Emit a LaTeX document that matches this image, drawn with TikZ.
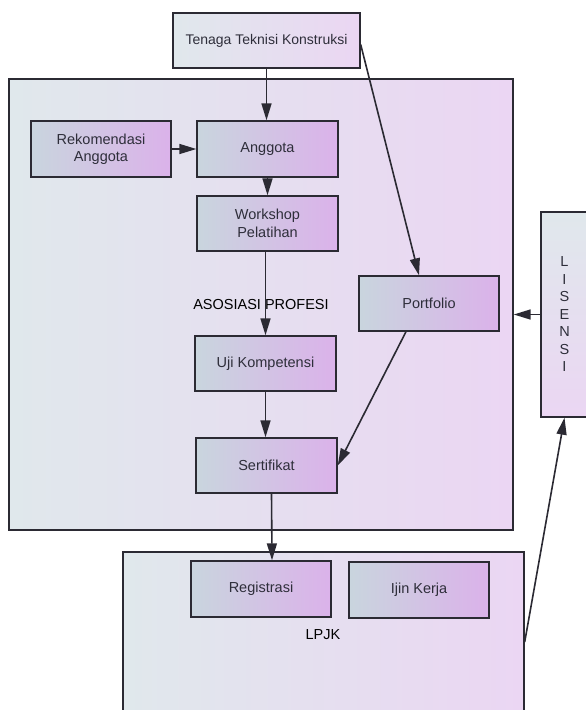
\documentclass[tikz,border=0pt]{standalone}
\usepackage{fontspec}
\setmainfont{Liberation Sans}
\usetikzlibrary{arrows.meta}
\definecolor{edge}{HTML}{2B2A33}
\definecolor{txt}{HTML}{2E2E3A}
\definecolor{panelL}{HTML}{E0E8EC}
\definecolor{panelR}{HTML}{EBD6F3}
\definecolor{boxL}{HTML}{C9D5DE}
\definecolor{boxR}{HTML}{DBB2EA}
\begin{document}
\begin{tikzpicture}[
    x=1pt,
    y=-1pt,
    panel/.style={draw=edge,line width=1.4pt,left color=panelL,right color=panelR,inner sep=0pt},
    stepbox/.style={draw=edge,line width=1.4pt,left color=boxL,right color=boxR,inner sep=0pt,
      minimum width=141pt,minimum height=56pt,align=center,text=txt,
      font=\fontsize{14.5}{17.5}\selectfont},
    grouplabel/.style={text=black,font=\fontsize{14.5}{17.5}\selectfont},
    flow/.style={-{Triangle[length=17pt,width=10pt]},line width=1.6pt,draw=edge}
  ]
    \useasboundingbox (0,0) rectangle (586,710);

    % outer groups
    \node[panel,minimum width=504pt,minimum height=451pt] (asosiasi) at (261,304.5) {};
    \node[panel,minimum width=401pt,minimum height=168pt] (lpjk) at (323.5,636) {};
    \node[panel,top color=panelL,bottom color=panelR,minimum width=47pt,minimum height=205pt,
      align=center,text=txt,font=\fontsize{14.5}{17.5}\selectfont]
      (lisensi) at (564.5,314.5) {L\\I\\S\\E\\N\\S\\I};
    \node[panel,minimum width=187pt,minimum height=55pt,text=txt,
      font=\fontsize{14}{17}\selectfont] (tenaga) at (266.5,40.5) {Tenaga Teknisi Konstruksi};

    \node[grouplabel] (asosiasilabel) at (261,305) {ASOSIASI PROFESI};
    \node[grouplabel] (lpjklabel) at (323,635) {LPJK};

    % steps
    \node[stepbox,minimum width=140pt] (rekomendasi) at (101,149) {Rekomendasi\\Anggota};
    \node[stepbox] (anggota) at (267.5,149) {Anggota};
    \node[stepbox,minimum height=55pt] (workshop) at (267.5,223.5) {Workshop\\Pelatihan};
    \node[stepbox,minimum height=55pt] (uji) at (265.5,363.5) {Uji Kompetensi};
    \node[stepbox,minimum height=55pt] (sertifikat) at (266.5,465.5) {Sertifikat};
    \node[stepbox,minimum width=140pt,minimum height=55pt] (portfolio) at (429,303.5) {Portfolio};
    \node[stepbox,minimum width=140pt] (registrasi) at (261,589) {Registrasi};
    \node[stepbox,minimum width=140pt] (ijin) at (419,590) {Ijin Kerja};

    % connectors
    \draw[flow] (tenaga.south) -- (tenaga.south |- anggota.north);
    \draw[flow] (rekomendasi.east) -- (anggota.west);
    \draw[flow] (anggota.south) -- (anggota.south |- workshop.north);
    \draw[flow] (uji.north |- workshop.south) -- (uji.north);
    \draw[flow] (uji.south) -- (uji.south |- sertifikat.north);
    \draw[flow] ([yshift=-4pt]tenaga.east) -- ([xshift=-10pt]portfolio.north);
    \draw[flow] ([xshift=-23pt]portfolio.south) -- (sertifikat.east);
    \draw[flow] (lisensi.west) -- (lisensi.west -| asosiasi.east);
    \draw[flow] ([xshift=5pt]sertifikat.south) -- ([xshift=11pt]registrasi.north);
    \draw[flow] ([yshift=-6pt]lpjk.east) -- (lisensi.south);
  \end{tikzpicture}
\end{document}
#####
● **Your goal**:
Begin at the top of the material above and output each line exactly, stopping after the line that holds "(tenaga) at (266.5,40.5)". Leave out pictures.

● **Task output**:
Emit a LaTeX document that matches this image, drawn with TikZ.
\documentclass[tikz,border=0pt]{standalone}
\usepackage{fontspec}
\setmainfont{Liberation Sans}
\usetikzlibrary{arrows.meta}
\definecolor{edge}{HTML}{2B2A33}
\definecolor{txt}{HTML}{2E2E3A}
\definecolor{panelL}{HTML}{E0E8EC}
\definecolor{panelR}{HTML}{EBD6F3}
\definecolor{boxL}{HTML}{C9D5DE}
\definecolor{boxR}{HTML}{DBB2EA}
\begin{document}
\begin{tikzpicture}[
    x=1pt,
    y=-1pt,
    panel/.style={draw=edge,line width=1.4pt,left color=panelL,right color=panelR,inner sep=0pt},
    stepbox/.style={draw=edge,line width=1.4pt,left color=boxL,right color=boxR,inner sep=0pt,
      minimum width=141pt,minimum height=56pt,align=center,text=txt,
      font=\fontsize{14.5}{17.5}\selectfont},
    grouplabel/.style={text=black,font=\fontsize{14.5}{17.5}\selectfont},
    flow/.style={-{Triangle[length=17pt,width=10pt]},line width=1.6pt,draw=edge}
  ]
    \useasboundingbox (0,0) rectangle (586,710);

    % outer groups
    \node[panel,minimum width=504pt,minimum height=451pt] (asosiasi) at (261,304.5) {};
    \node[panel,minimum width=401pt,minimum height=168pt] (lpjk) at (323.5,636) {};
    \node[panel,top color=panelL,bottom color=panelR,minimum width=47pt,minimum height=205pt,
      align=center,text=txt,font=\fontsize{14.5}{17.5}\selectfont]
      (lisensi) at (564.5,314.5) {L\\I\\S\\E\\N\\S\\I};
    \node[panel,minimum width=187pt,minimum height=55pt,text=txt,
      font=\fontsize{14}{17}\selectfont] (tenaga) at (266.5,40.5) {Tenaga Teknisi Konstruksi};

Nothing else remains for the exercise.